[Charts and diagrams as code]
————————

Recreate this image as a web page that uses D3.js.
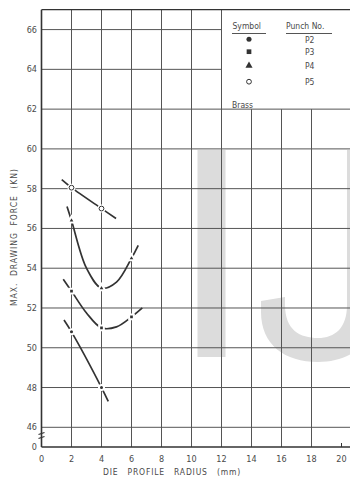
<!DOCTYPE html>
<html>
<head>
<meta charset="utf-8">
<script src="https://cdn.jsdelivr.net/npm/d3@7"></script>
<style>
  body { margin: 0; background: #fff; }
  svg text { font-family: "DejaVu Sans Condensed", "DejaVu Sans", sans-serif; fill: #4a4a4a; }
</style>
</head>
<body>
<script>
// Data
var xTicks = [0, 2, 4, 6, 8, 10, 12, 14, 16, 18, 20];
var yTicks = [46, 48, 50, 52, 54, 56, 58, 60, 62, 64, 66];
var punchNames = ["P2", "P3", "P4", "P5"];

// measured points (die profile radius, max drawing force)
var p2Points = [[2, 50.8], [4, 48.0]];
var p3Points = [[2, 52.85], [4, 51.0], [6, 51.55]];
var p4Points = [[2, 56.4], [4, 53.0], [6, 54.5]];
var p5Points = [[2, 58.05], [4, 57.0]];

// fitted curves as drawn in the picture
var p2Curve = [[1.5, 51.4], [2, 50.8], [4, 48.0], [4.45, 47.3]];
var p3Curve = [[1.45, 53.45], [2, 52.85], [3, 51.75], [4, 51.0], [5, 51.05], [6, 51.55], [6.72, 52.0]];
var p4Curve = [[1.7, 57.1], [2, 56.4], [3, 54.0], [4, 53.0], [5, 53.3], [6, 54.5], [6.45, 55.15]];
var p5Curve = [[1.35, 58.45], [2, 58.05], [4, 57.0], [4.97, 56.5]];

var width = 350, height = 479;
var zeroY = 447; // the broken-axis "0" level

var svg = d3.select("body").append("svg")
    .attr("width", width)
    .attr("height", height);

var x = d3.scaleLinear().domain([0, 20]).range([41.5, 341.5]);
var y = d3.scaleLinear().domain([46, 67]).range([427.3, 9.7]);

// watermark letters behind the grid
var wm = svg.append("g").attr("fill", "#dcdcdc");
wm.append("rect").attr("x", 197.5).attr("y", 150).attr("width", 28).attr("height", 207);
wm.append("path")
    .attr("d", "M261,301 L285,297 L285,305 C285,330 300,338 318,338 C335,338 347,328 347,305 " +
               "L347,150 L375,150 L375,305 C375,345 350,362 318,362 C285,362 261,345 261,312 Z");

// grid
var grid = svg.append("g").attr("stroke", "#555").attr("stroke-width", 1);
grid.selectAll("line.h")
    .data(yTicks)
    .enter()
    .append("line")
        .attr("x1", x(0))
        .attr("x2", function(d) { return d > 62 ? x(12) : width; })
        .attr("y1", function(d) { return y(d); })
        .attr("y2", function(d) { return y(d); });

grid.selectAll("line.v")
    .data(xTicks.filter(function(d) { return d > 0 && d < 20; }))
    .enter()
    .append("line")
        .attr("x1", function(d) { return x(d); })
        .attr("x2", function(d) { return x(d); })
        .attr("y1", zeroY)
        .attr("y2", function(d) { return d > 12 ? y(62) : y(67); });

// frame: left axis, bottom axis, top border
var frame = svg.append("g").attr("stroke", "#333").attr("stroke-width", 1.6).attr("fill", "none");
frame.append("line").attr("x1", x(0)).attr("x2", x(0)).attr("y1", y(67)).attr("y2", zeroY);
frame.append("line").attr("x1", x(0)).attr("x2", width).attr("y1", zeroY).attr("y2", zeroY);
frame.append("line").attr("x1", x(0)).attr("x2", width).attr("y1", y(67)).attr("y2", y(67))
    .attr("stroke-width", 1.2);
frame.append("line").attr("x1", x(20)).attr("x2", x(20)).attr("y1", zeroY).attr("y2", zeroY - 4)
    .attr("stroke-width", 1);

// axis break marks
var breakG = svg.append("g").attr("stroke", "#333").attr("stroke-width", 1.2).attr("fill", "none");
breakG.append("path").attr("d", "M" + (x(0) - 3) + ",434.5 L" + (x(0) + 3) + ",432.5");
breakG.append("path").attr("d", "M" + (x(0) - 3) + ",438.5 L" + (x(0) + 3) + ",436.5");

// tick labels
svg.append("g").selectAll("text")
    .data(yTicks)
    .enter()
    .append("text")
        .attr("x", 37)
        .attr("y", function(d) { return y(d) + 3; })
        .attr("text-anchor", "end")
        .attr("font-size", 9)
        .text(function(d) { return d; });
svg.append("text")
    .attr("x", 37).attr("y", zeroY + 3)
    .attr("text-anchor", "end").attr("font-size", 9)
    .text("0");

svg.append("g").selectAll("text")
    .data(xTicks)
    .enter()
    .append("text")
        .attr("x", function(d) { return x(d); })
        .attr("y", 462)
        .attr("text-anchor", "middle")
        .attr("font-size", 9)
        .text(function(d) { return d; });

// axis titles
svg.append("text")
    .attr("transform", "translate(17,237) rotate(-90)")
    .attr("text-anchor", "middle")
    .attr("font-size", 8.5)
    .attr("letter-spacing", 1)
    .attr("word-spacing", 3)
    .text("MAX. DRAWING FORCE (KN)");

svg.append("text")
    .attr("x", 172).attr("y", 475)
    .attr("text-anchor", "middle")
    .attr("font-size", 8.5)
    .attr("letter-spacing", 0.8)
    .attr("word-spacing", 6)
    .text("DIE PROFILE RADIUS (mm)");

// curves
var line = d3.line()
    .x(function(d) { return x(d[0]); })
    .y(function(d) { return y(d[1]); })
    .curve(d3.curveCatmullRom);

var curves = [p2Curve, p3Curve, p4Curve, p5Curve];
svg.append("g").selectAll("path")
    .data(curves)
    .enter()
    .append("path")
        .attr("d", line)
        .attr("fill", "none")
        .attr("stroke", "#333")
        .attr("stroke-width", 1.7);

// markers
var symbols = [d3.symbolCircle, d3.symbolSquare, d3.symbolTriangle, d3.symbolCircle];
var symSize = [20, 22, 22, 18];
var symFill = ["#333", "#333", "#333", "#fff"];
var allPoints = [p2Points, p3Points, p4Points, p5Points];

function drawMarker(g, i, px, py, halo) {
    g.append("path")
        .attr("d", d3.symbol().type(symbols[i]).size(symSize[i])())
        .attr("transform", "translate(" + px + "," + py + ")")
        .attr("fill", symFill[i])
        .attr("stroke", i == 3 ? "#333" : (halo ? "#fff" : "none"))
        .attr("stroke-width", i == 3 ? 1 : 2);
}

var markG = svg.append("g");
allPoints.forEach(function(pts, i) {
    pts.forEach(function(p) {
        if (i == 3) {
            markG.append("circle").attr("cx", x(p[0])).attr("cy", y(p[1])).attr("r", 4)
                .attr("fill", "#fff");
        }
        drawMarker(markG, i, x(p[0]), y(p[1]), true);
    });
});

// legend
var legend = svg.append("g");
legend.append("text").attr("x", 232.5).attr("y", 29).attr("font-size", 8.5).text("Symbol");
legend.append("text").attr("x", 286).attr("y", 29).attr("font-size", 8.5).text("Punch No.");
legend.append("line").attr("x1", 232).attr("x2", 266).attr("y1", 33.5).attr("y2", 33.5)
    .attr("stroke", "#555").attr("stroke-width", 1);
legend.append("line").attr("x1", 286).attr("x2", 332).attr("y1", 33.5).attr("y2", 33.5)
    .attr("stroke", "#555").attr("stroke-width", 1);

var legendY = [39.3, 51.7, 65.7, 81.7];
punchNames.forEach(function(name, i) {
    drawMarker(legend, i, 249, legendY[i], false);
    legend.append("text")
        .attr("x", 305).attr("y", legendY[i] + 3.2)
        .attr("font-size", 8.5)
        .text(name);
});
legend.append("text").attr("x", 232).attr("y", 107.5).attr("font-size", 8.5).text("Brass");
</script>
</body>
</html>
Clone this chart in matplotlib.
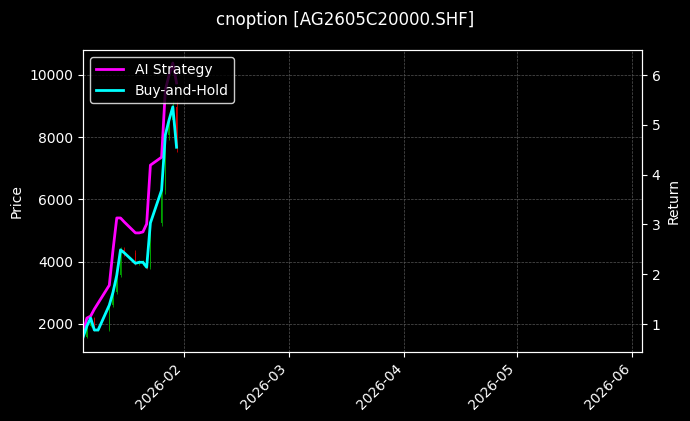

————————

Exercise brief. Copy out every line from the records that has the word "this".

Result.
Recreate this image as a web page that uses D3.js.
Clone this chart in matplotlib.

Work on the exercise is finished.